Politisi jangan ditanya lagi. Prioritas utama mereka umumnya adalah 
bagaimana menggerogoti harta negara untuk kepentingan sesaat. Sungguh 
tragis, lingkungan kultur kita tetap kumuh. Dengan tingkat kemiskinan 
sekarang berdasar standar dua dollar AS per hari per kepala, angkanya 
pasti di atas 100 juta warga negara atau sekitar 40 persen yang masih 
berkubang dalam kemiskinan.

Mati karena berebut zakat beberapa waktu lalu adalah salah satu 
indikator tentang keadaan riil masyarakat kecil kita. Drama ini amat 
menyakitkan. Namun, itulah realitas kita. Saya tidak tahu berapa 
jumlah elite politik kita yang benar-benar punya keprihatinan tentang 
bangsa ini?

Jika pada tahun 2015, angka kemiskinan dunia akan turun menjadi 12 
persen, bagaimana Indonesia tahun 2014 saat pemilu kita laksanakan 
lagi?

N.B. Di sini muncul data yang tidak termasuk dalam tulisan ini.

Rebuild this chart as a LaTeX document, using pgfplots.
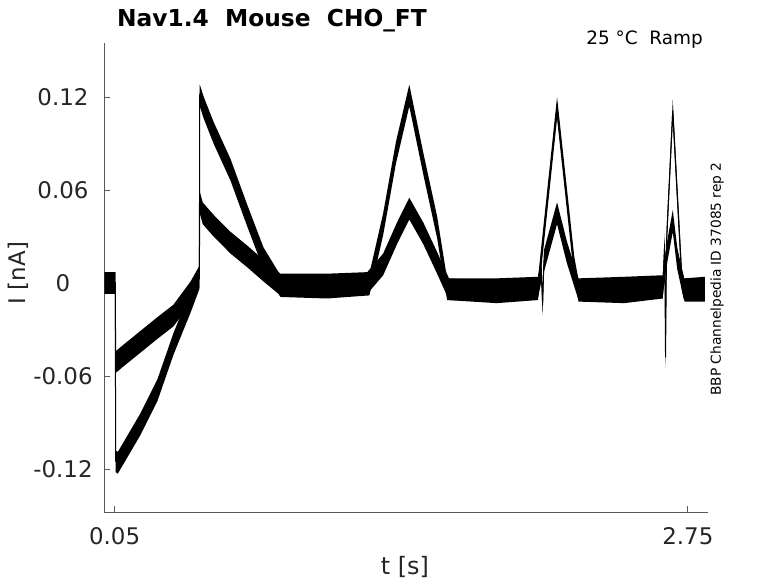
\documentclass[border=0pt]{standalone}
\usepackage{pgfplots}
\pgfplotsset{compat=1.18}
\usepgfplotslibrary{fillbetween}
\usepackage{pgfplotstable}
\usepackage{fontspec}
\setmainfont{DejaVu Sans}

\pgfplotstableread{
t I
0.003 0.000
0.053 0.000
0.055 -0.115
0.065 -0.116
0.172 -0.091
0.252 -0.069
0.328 -0.039
0.408 -0.012
0.449 0.003
0.451 0.121
0.470 0.113
0.516 0.097
0.596 0.073
0.676 0.043
0.751 0.016
0.831 -0.002
1.050 -0.003
1.250 -0.001
1.315 0.038
1.375 0.084
1.438 0.121
1.504 0.077
1.569 0.036
1.616 -0.004
1.850 -0.006
2.044 -0.004
2.134 0.113
2.215 0.010
2.235 -0.005
2.450 -0.006
2.632 -0.003
2.641 0.025
2.645 -0.048
2.650 0.028
2.679 0.111
2.722 0.002
2.735 -0.005
2.830 -0.005
}\largetrace

\pgfplotstableread{
t I
0.003 0.000
0.053 0.000
0.055 -0.051
0.090 -0.047
0.252 -0.029
0.327 -0.021
0.408 -0.006
0.449 0.004
0.451 0.052
0.465 0.045
0.516 0.037
0.596 0.026
0.676 0.017
0.751 0.008
0.831 -0.001
1.050 -0.001
1.240 0.000
1.315 0.012
1.380 0.032
1.438 0.048
1.504 0.032
1.569 0.013
1.625 -0.004
1.850 -0.004
2.044 -0.003
2.060 0.008
2.066 -0.014
2.072 0.014
2.134 0.045
2.180 0.020
2.235 -0.004
2.450 -0.003
2.632 -0.002
2.650 0.018
2.679 0.040
2.700 0.016
2.732 -0.004
2.830 -0.003
}\smalltrace

\begin{document}
\begin{tikzpicture}
\begin{axis}[
  at={(0bp,0bp)}, anchor=south west,
  scale only axis, width=604bp, height=469bp,
  xmin=0, xmax=2.845, ymin=-0.14774, ymax=0.15484,
  axis x line*=bottom, axis y line*=left,
  axis line style={black!65, line width=0.7bp, -},
  xtick={0.05,2.75}, xticklabels={0.05,2.75},
  ytick={-0.12,-0.06,0,0.06,0.12},
  yticklabels={-0.12,-0.06,0,0.06,0.12},
  tick style={black!65, line width=0.7bp},
  tick align=inside, major tick length=6bp,
  ticklabel style={font=\fontsize{23}{23}\selectfont, text=black!85},
  yticklabel style={anchor=center, xshift=-41bp},
  xticklabel style={anchor=center, yshift=-24bp},
]
\addplot[name path=Lu, draw=none] table[x=t, y expr=\thisrow{I}+0.007] {\largetrace};
\addplot[name path=Ll, draw=none] table[x=t, y expr=\thisrow{I}-0.007] {\largetrace};
\addplot[black] fill between[of=Lu and Ll];
\addplot[name path=Su, draw=none] table[x=t, y expr=\thisrow{I}+0.007] {\smalltrace};
\addplot[name path=Sl, draw=none] table[x=t, y expr=\thisrow{I}-0.007] {\smalltrace};
\addplot[black] fill between[of=Su and Sl];
\addplot[black, line width=1bp] table[x=t, y=I] {\largetrace};
\addplot[black, line width=1bp] table[x=t, y=I] {\smalltrace};
\end{axis}
\node[anchor=base west, inner sep=0pt, font=\bfseries\fontsize{23.4}{24}\selectfont] at (13bp,485bp) {Nav1.4~~Mouse~~CHO\_FT};
\node[anchor=base east, inner sep=0pt, font=\fontsize{18.5}{19}\selectfont] at (599bp,467bp) {25 °C~~Ramp};
\node[rotate=90, inner sep=0pt, font=\fontsize{13.8}{14}\selectfont] at (613bp,233bp) {BBP Channelpedia ID 37085 rep 2};
\node[rotate=90, inner sep=0pt, font=\fontsize{23}{23}\selectfont, text=black!85] at (-86bp,239bp) {I [nA]};
\node[inner sep=0pt, font=\fontsize{24}{24}\selectfont, text=black!85] at (301bp,-55bp) {t [s]};
\pgfresetboundingbox
\useasboundingbox (-104bp,-71bp) rectangle (674bp,512bp);
\end{tikzpicture}
\end{document}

Proses demokratisasi yang tidak punya dampak positif bagi 
perbaikan gizi rakyat adalah sebuah malapetaka meski peradaban 
manusia belum menemukan sistem politik yang lebih baik dari 
demokrasi. Di sinilah dilemanya, di sinilah tantangan besar itu 
sedang berada di depan bangsa kita. Bahwa kita bisa bangkit, saya 
tidak meragukan, tetapi itu harus dilakukan dengan kesadaran penuh 
dan siap berkorban, dimulai dari pemimpin sebagai pelayan publik.